» Data segment
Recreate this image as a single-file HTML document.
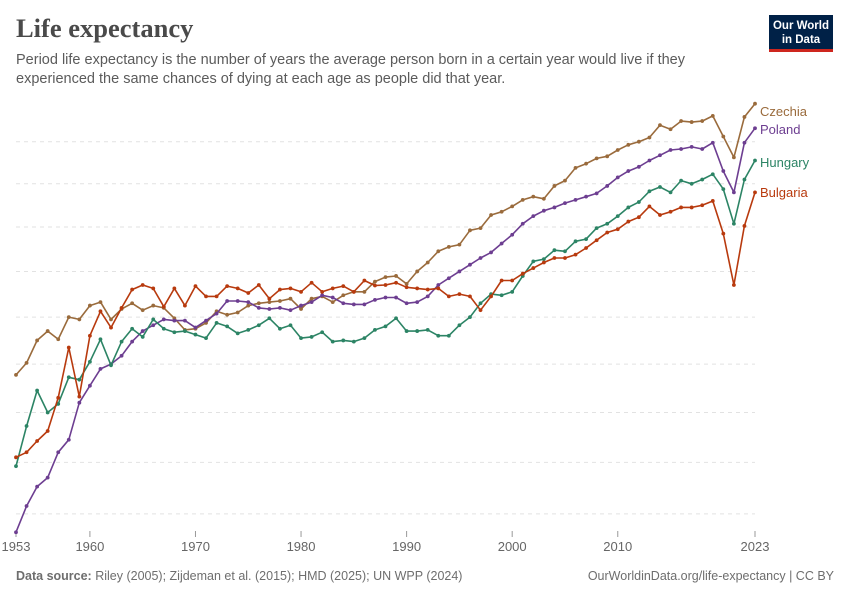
<!DOCTYPE html>
<html><head><meta charset="utf-8">
<style>
body{margin:0;background:#fff;width:850px;height:600px;overflow:hidden;font-family:"Liberation Sans",sans-serif;}
#title{position:absolute;left:16px;top:13px;font-family:"Liberation Serif",serif;font-size:26.5px;font-weight:bold;color:#4a4a4a;margin:0}
#sub{position:absolute;left:16px;top:51px;width:730px;font-size:14.5px;line-height:19px;color:#5b5b5b}
#logo{position:absolute;left:769px;top:15px;width:64px;height:37px;background:#002147;border-bottom:3px solid #ce261e;box-sizing:border-box;color:#fff;font-size:11.5px;font-weight:bold;text-align:center;line-height:14px;padding-top:4px}
.foot{position:absolute;top:569px;font-size:12.5px;color:#6e6e6e}
</style></head><body>
<h1 id="title">Life expectancy</h1>
<div id="sub">Period life expectancy is the number of years the average person born in a certain year would live if they experienced the same chances of dying at each age as people did that year.</div>
<div id="logo">Our World<br>in Data</div>
<svg id="chart" width="850" height="600" style="position:absolute;left:0;top:0"></svg>
<div class="foot" style="left:16px"><b>Data source:</b> Riley (2005); Zijdeman et al. (2015); HMD (2025); UN WPP (2024)</div>
<div class="foot" style="right:16px">OurWorldinData.org/life-expectancy | CC BY</div>
<script>
const startYear = 1953;
const gridValues = [62,64,66,68,70,72,74,76,78];
const xTicks = [1953,1960,1970,1980,1990,2000,2010,2023];
const czechia = [67.55,68.05,69.0,69.4,69.05,70.0,69.9,70.5,70.65,69.9,70.35,70.6,70.3,70.5,70.4,69.95,69.45,69.5,69.75,70.25,70.1,70.2,70.5,70.6,70.65,70.7,70.8,70.35,70.8,70.9,70.65,70.95,71.1,71.1,71.55,71.75,71.8,71.45,72.0,72.4,72.9,73.1,73.2,73.85,73.95,74.55,74.7,74.95,75.25,75.4,75.3,75.9,76.15,76.75,76.95,77.2,77.3,77.6,77.85,78.0,78.2,78.8,78.6,79.0,78.95,79.0,79.25,78.25,77.25,79.2,79.85];
const poland = [61.3,62.3,63.05,63.4,64.4,64.9,66.4,67.1,67.8,68.0,68.35,68.95,69.4,69.65,69.9,69.85,69.85,69.55,69.85,70.15,70.7,70.7,70.65,70.4,70.35,70.4,70.3,70.5,70.65,70.95,70.85,70.6,70.55,70.55,70.75,70.85,70.85,70.6,70.65,70.9,71.4,71.7,72.0,72.3,72.6,72.85,73.25,73.65,74.15,74.5,74.75,74.9,75.1,75.25,75.4,75.55,75.9,76.3,76.6,76.8,77.1,77.35,77.6,77.65,77.75,77.65,77.95,76.6,75.6,77.95,78.65];
const hungary = [63.85,65.45,66.9,66.0,66.35,67.45,67.35,68.1,69.05,67.95,68.95,69.5,69.15,69.9,69.5,69.35,69.4,69.25,69.1,69.75,69.6,69.3,69.45,69.65,69.95,69.5,69.65,69.1,69.15,69.35,68.95,69.0,68.95,69.1,69.45,69.6,69.95,69.4,69.4,69.45,69.2,69.2,69.65,70.0,70.6,71.0,70.95,71.1,71.8,72.45,72.55,72.95,72.9,73.35,73.45,73.95,74.15,74.5,74.9,75.15,75.65,75.85,75.6,76.15,76.0,76.2,76.45,75.75,74.15,76.2,77.1];
const bulgaria = [64.2,64.4,64.85,65.25,66.6,68.7,66.65,69.2,70.25,69.55,70.4,71.2,71.4,71.25,70.45,71.25,70.5,71.35,70.9,70.9,71.35,71.25,71.05,71.4,70.8,71.2,71.25,71.1,71.5,71.1,71.25,71.35,71.1,71.6,71.38,71.4,71.5,71.3,71.25,71.2,71.25,70.9,71.0,70.9,70.3,70.9,71.6,71.6,71.9,72.15,72.4,72.6,72.6,72.75,73.05,73.4,73.75,73.9,74.25,74.45,74.95,74.55,74.7,74.9,74.9,75.0,75.2,73.7,71.4,74.05,75.6];
const seriesNames = ["Czechia","Poland","Hungary","Bulgaria"];
const seriesColors = ["#9a6b3c","#6d3e91","#2c8465","#b83a0e"];
const labelY = [111,129,162,192];
const NS="http://www.w3.org/2000/svg";
const svg=document.getElementById('chart');
function xScale(yr){return 16+(yr-1953)*(739/70);}
function yScale(v){return 141.7-1621*Math.log(v/78);}
function mk(tag,attrs){const e=document.createElementNS(NS,tag);for(const k in attrs)e.setAttribute(k,attrs[k]);svg.appendChild(e);return e;}
gridValues.forEach(v=>{
  const l=mk('line',{x1:16,x2:755,y1:yScale(v),y2:yScale(v),stroke:'#e2e2e2','stroke-dasharray':'4,4','stroke-width':1});
  
  
});
xTicks.forEach(t=>{
  const x=xScale(t);
  const tk=mk('line',{x1:x,x2:x,y1:531,y2:537,stroke:'#999'});
  
  
  const tx=mk('text',{x:x,y:551,'text-anchor':'middle','font-size':13,fill:'#666','font-family':'Liberation Sans, sans-serif'});
  tx.textContent=t;
  
  
});
[czechia,poland,hungary,bulgaria].forEach((data,i)=>{
  const pts=data.map((v,j)=>xScale(startYear+j).toFixed(1)+','+yScale(v).toFixed(1)).join(' ');
  const pl=mk('polyline',{points:pts,fill:'none',stroke:seriesColors[i],'stroke-width':1.6,'stroke-linejoin':'round'});
  
  
  data.forEach((v,j)=>{
    const c=mk('circle',{cx:xScale(startYear+j),cy:yScale(v),r:1.9,fill:seriesColors[i]});
    
    
  });
  const lb=mk('text',{x:760,y:labelY[i]+5,'font-size':13,fill:seriesColors[i],'font-family':'Liberation Sans, sans-serif'});
  lb.textContent=seriesNames[i];
  
  
});
</script>
</body></html>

» Work to be completed
Each line that has the word "document" should be copied.

» Exercise response
Recreate this image as a single-file HTML document.
const svg=document.getElementById('chart');
function mk(tag,attrs){const e=document.createElementNS(NS,tag);for(const k in attrs)e.setAttribute(k,attrs[k]);svg.appendChild(e);return e;}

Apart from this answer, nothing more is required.